[Items]:

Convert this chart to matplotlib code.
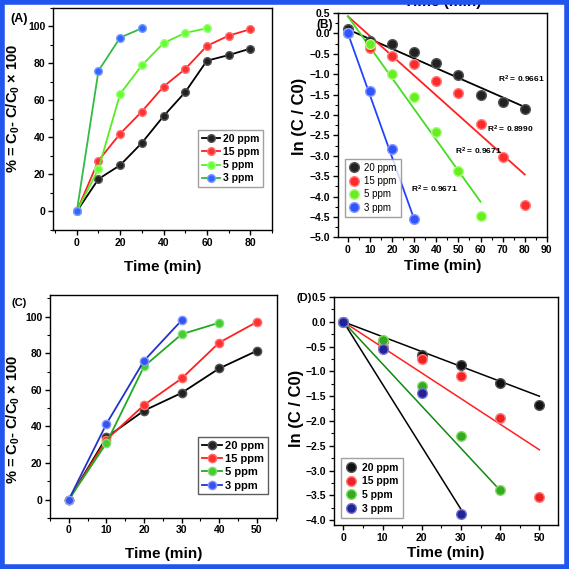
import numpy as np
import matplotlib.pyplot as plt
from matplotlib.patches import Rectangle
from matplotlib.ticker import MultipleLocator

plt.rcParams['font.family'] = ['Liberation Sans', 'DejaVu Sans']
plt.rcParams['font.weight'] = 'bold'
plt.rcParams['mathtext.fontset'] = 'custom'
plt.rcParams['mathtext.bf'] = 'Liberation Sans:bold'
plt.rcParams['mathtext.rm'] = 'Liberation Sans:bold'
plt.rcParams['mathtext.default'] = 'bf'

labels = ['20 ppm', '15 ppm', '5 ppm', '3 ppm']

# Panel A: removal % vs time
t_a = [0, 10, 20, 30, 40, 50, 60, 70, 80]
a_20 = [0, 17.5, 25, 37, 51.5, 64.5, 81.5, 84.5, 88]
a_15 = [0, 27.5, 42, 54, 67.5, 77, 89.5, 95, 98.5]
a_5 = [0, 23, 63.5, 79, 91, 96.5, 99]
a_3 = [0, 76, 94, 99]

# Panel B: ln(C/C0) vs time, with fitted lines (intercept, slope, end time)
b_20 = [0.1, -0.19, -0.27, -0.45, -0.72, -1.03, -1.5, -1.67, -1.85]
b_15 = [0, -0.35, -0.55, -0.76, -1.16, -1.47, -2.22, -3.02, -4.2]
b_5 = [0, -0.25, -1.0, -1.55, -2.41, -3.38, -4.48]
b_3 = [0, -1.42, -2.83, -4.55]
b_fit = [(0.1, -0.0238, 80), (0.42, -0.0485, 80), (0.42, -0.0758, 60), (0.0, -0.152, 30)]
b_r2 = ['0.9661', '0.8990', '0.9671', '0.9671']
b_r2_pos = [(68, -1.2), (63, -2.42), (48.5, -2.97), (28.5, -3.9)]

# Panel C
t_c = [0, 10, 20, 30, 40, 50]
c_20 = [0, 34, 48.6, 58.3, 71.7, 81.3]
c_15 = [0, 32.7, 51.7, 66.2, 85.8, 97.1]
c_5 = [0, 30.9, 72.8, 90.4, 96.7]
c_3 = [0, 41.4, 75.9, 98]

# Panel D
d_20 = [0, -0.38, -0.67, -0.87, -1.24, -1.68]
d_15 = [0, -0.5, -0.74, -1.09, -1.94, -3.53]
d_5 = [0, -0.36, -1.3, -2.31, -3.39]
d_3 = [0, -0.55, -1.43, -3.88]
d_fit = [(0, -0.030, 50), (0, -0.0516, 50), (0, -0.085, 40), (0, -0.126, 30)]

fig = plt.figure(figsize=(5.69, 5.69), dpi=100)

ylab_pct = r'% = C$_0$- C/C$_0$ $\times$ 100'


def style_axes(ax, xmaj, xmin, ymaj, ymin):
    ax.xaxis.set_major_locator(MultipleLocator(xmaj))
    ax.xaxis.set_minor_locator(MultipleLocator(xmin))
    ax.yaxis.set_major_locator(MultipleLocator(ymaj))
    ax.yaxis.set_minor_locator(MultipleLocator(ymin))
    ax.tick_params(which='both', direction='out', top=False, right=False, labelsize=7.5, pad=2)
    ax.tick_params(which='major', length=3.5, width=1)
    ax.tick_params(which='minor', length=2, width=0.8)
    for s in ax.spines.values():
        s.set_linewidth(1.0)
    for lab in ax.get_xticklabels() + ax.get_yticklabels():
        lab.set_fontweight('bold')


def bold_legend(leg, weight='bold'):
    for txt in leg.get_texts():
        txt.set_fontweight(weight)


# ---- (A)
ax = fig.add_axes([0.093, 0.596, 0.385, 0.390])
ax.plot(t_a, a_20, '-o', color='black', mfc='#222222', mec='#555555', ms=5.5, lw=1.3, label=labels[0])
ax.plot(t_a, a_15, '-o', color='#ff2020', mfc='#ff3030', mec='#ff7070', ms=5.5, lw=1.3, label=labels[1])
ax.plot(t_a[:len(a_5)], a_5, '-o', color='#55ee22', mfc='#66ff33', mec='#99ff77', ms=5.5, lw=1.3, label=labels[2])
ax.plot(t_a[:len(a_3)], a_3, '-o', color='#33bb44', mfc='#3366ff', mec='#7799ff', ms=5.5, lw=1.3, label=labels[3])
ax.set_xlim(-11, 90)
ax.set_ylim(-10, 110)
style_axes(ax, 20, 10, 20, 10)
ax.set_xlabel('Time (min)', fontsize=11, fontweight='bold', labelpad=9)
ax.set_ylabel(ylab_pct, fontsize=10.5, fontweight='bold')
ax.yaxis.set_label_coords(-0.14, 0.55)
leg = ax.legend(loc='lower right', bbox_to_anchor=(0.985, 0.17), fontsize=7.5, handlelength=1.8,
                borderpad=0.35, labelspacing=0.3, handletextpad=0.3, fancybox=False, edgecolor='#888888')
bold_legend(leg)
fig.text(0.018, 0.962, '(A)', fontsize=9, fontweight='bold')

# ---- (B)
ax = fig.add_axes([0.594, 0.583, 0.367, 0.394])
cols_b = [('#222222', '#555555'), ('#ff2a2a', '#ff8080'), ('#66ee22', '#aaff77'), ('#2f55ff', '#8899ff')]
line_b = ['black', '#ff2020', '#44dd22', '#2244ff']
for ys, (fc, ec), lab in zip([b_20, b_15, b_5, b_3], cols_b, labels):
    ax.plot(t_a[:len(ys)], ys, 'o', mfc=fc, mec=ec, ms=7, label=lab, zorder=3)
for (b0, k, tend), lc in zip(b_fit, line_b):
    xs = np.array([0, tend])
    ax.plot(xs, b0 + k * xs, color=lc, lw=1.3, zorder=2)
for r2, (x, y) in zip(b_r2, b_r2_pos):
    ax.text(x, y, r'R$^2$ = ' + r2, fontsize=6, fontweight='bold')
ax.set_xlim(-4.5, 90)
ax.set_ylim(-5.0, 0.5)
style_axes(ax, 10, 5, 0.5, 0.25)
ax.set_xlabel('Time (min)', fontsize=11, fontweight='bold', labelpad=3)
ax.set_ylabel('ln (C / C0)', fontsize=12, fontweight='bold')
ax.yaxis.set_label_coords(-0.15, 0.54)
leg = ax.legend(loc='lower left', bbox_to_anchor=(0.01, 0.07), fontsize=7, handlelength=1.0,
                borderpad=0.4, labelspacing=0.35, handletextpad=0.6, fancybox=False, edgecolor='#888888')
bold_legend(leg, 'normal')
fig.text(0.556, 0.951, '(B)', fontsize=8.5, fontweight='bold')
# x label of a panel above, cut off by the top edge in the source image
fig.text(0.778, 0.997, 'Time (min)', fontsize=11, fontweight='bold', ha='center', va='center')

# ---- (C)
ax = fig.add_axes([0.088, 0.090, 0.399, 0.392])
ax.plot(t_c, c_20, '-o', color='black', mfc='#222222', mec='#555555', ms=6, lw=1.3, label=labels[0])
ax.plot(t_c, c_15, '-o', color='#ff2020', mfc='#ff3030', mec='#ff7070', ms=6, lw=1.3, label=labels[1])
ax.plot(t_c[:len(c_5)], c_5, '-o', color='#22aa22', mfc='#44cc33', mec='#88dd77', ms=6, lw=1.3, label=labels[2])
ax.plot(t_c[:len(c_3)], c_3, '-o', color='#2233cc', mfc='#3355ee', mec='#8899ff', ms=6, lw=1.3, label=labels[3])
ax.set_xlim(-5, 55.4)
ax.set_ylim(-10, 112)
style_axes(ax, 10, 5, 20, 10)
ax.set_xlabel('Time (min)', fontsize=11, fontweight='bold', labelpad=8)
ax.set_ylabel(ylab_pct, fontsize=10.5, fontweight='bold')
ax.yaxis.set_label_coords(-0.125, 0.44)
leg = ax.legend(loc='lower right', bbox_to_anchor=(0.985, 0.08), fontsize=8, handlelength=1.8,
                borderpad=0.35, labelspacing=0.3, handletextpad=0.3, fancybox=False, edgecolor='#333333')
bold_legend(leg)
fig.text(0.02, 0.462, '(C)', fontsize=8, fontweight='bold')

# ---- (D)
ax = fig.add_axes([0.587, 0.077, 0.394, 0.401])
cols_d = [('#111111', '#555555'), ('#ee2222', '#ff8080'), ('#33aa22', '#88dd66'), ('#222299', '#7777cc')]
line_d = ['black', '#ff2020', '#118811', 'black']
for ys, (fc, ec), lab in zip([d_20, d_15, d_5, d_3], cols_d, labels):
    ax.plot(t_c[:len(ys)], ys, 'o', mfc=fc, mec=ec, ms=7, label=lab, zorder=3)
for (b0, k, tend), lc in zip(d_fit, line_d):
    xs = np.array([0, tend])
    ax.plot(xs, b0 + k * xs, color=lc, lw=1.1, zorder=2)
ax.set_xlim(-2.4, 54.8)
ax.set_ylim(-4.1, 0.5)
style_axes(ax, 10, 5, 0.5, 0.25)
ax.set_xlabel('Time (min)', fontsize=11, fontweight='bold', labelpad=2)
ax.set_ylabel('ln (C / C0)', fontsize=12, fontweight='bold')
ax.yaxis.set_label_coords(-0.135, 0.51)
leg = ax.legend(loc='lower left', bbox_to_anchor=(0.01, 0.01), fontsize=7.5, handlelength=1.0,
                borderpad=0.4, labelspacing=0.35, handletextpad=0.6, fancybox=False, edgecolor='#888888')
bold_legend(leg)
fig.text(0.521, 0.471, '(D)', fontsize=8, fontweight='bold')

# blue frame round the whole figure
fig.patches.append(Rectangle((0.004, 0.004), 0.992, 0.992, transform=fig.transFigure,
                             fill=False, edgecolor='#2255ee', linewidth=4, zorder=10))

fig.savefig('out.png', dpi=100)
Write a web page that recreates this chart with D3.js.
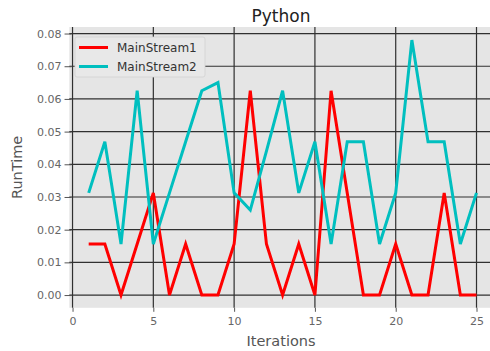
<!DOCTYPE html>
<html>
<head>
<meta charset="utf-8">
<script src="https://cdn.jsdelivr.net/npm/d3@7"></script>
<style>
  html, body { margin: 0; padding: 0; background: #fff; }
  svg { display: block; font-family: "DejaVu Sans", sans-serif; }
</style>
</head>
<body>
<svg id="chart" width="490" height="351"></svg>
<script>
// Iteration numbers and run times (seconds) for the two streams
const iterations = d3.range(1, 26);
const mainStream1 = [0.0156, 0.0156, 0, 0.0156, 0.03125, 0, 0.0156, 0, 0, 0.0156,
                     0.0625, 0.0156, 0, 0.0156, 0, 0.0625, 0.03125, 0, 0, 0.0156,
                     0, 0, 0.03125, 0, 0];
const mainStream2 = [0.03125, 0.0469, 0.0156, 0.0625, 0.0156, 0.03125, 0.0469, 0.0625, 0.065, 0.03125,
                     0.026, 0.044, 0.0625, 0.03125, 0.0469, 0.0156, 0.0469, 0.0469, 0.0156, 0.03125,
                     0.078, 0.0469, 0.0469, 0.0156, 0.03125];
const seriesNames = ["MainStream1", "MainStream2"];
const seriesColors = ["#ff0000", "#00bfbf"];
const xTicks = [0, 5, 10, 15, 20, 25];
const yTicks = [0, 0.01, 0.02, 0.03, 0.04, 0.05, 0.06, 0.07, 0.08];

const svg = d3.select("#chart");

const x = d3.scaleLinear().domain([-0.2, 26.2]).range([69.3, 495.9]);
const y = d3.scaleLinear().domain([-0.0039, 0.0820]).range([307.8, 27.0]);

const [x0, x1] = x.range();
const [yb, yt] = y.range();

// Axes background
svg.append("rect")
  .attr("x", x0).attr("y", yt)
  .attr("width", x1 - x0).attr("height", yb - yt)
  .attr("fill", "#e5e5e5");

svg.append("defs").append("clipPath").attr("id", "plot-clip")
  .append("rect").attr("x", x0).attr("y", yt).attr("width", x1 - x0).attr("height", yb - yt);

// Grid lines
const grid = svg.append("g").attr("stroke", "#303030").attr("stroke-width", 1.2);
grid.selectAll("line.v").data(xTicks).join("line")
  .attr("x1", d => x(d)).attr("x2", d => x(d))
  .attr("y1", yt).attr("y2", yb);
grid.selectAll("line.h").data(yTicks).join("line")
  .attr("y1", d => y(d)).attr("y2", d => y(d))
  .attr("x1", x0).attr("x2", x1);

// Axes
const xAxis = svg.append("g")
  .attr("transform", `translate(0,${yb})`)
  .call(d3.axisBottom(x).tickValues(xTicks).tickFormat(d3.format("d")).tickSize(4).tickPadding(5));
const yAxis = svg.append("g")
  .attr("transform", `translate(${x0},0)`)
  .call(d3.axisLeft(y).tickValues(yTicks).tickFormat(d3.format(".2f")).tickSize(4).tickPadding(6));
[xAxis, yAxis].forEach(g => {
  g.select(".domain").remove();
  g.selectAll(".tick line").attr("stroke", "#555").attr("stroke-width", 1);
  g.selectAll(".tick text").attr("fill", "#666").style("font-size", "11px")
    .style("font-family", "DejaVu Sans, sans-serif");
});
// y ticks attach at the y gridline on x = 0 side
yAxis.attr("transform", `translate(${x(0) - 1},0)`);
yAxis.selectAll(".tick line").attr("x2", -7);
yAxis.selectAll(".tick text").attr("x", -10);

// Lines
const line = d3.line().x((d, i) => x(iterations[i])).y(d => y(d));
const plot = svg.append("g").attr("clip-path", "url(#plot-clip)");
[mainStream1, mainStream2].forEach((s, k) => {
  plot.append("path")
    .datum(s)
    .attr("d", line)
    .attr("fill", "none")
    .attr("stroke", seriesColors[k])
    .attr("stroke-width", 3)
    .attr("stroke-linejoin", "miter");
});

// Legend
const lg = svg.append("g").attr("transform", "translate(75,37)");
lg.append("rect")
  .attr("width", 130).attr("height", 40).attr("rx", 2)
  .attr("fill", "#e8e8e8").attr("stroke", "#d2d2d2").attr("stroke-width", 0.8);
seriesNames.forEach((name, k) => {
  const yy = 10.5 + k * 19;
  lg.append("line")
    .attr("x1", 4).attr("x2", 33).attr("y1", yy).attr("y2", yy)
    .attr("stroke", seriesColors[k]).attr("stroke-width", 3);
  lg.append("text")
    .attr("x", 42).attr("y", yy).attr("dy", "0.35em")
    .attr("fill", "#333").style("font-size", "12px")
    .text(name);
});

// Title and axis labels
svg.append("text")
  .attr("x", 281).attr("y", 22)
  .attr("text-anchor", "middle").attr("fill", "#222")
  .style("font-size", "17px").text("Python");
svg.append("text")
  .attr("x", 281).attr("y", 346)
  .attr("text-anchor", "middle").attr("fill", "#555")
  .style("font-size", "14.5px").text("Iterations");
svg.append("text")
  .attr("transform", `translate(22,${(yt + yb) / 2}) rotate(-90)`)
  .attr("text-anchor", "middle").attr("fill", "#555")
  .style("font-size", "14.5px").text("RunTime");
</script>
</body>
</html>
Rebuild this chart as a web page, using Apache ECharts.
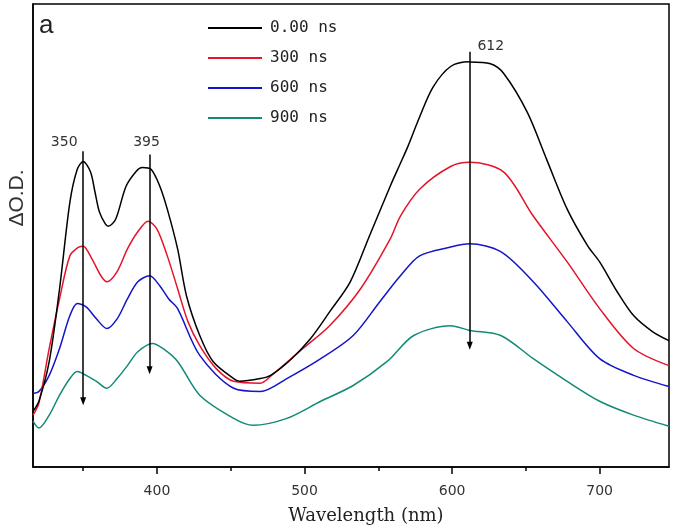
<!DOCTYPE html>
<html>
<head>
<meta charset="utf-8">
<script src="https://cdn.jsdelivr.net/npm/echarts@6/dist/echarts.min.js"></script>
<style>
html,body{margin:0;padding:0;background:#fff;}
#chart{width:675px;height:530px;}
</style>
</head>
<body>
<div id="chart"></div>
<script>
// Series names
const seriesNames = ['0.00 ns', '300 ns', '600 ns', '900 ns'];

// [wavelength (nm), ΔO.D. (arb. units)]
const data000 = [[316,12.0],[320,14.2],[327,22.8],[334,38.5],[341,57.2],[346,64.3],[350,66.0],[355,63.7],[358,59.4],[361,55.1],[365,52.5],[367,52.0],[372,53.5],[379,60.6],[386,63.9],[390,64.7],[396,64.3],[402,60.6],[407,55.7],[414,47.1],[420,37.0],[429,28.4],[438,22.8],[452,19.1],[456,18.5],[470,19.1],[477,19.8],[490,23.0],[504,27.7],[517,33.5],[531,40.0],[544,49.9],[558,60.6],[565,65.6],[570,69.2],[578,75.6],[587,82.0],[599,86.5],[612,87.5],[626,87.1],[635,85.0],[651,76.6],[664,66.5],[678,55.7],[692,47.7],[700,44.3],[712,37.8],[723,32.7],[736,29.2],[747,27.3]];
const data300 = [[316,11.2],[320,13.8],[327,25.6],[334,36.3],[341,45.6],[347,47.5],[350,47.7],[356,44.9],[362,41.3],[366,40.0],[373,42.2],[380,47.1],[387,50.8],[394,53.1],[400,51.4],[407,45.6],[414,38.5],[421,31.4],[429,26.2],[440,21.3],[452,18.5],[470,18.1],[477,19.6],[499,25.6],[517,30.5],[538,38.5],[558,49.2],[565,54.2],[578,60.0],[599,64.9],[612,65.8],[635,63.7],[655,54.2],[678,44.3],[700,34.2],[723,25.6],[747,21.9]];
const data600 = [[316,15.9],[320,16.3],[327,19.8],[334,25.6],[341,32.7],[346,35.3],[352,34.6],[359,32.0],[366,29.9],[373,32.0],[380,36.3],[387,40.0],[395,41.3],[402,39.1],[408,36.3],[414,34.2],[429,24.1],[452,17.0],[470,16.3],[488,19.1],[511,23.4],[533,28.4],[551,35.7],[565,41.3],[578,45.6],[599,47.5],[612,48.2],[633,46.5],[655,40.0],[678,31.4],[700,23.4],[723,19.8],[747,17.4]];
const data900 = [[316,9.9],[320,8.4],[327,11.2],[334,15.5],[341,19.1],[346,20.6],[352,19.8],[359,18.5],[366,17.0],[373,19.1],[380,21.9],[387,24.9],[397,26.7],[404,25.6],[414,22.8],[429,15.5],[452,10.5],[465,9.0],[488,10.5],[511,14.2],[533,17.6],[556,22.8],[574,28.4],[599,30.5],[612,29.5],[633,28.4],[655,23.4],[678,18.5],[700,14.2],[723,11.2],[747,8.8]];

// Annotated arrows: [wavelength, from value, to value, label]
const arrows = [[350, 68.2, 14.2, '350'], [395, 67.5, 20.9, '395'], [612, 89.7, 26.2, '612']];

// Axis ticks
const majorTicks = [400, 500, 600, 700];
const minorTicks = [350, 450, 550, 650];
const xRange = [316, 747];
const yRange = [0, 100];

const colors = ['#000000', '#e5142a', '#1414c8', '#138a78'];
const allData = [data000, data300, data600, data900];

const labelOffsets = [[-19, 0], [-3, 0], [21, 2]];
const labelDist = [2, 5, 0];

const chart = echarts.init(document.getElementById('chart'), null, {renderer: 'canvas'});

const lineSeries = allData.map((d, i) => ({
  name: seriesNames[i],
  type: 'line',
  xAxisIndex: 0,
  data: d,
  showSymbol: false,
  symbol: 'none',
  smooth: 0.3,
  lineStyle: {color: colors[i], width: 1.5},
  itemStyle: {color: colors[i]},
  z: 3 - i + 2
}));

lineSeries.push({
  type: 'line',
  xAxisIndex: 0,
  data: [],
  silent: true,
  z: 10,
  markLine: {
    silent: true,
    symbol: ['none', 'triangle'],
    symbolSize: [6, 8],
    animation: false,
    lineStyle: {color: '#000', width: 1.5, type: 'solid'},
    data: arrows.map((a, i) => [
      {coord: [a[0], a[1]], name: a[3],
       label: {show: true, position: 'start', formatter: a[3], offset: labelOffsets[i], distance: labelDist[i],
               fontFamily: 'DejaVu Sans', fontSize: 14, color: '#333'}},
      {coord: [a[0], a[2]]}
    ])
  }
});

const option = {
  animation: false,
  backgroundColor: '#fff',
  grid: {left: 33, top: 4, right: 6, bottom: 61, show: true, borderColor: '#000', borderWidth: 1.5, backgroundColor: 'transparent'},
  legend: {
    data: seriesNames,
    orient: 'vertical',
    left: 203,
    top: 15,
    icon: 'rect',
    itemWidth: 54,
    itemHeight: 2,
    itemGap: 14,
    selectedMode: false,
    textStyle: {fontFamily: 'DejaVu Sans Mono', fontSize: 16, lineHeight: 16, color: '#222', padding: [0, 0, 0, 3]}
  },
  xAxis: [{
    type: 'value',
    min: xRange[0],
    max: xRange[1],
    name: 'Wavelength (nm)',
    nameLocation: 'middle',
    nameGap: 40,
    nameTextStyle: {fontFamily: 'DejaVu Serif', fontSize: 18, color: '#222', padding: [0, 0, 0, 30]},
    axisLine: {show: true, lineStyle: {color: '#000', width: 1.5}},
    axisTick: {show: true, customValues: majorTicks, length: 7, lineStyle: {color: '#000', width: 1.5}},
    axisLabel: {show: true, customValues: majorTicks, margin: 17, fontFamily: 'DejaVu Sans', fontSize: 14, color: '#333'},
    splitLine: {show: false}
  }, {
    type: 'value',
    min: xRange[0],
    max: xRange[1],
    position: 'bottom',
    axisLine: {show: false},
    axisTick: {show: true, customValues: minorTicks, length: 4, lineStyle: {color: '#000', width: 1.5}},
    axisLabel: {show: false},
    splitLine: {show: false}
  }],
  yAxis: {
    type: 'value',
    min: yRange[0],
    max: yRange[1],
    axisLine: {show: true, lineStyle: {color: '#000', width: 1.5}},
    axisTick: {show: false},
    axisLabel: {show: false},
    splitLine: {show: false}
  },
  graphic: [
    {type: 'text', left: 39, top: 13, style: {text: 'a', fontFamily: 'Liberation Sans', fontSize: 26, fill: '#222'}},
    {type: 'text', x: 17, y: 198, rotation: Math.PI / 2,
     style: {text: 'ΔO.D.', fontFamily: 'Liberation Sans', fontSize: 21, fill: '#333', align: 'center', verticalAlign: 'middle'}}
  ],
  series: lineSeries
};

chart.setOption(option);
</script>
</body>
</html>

[What the exercise asks]: From the entries above, copy exactly the lines starting at the one with "Rebuild this chart" and stopping at the one with "const seriesNames = ['0.00", keeping both ends. Drop the pictures.

[Task answer]:
Rebuild this chart as a web page, using Apache ECharts.
<!DOCTYPE html>
<html>
<head>
<meta charset="utf-8">
<script src="https://cdn.jsdelivr.net/npm/echarts@6/dist/echarts.min.js"></script>
<style>
html,body{margin:0;padding:0;background:#fff;}
#chart{width:675px;height:530px;}
</style>
</head>
<body>
<div id="chart"></div>
<script>
// Series names
const seriesNames = ['0.00 ns', '300 ns', '600 ns', '900 ns'];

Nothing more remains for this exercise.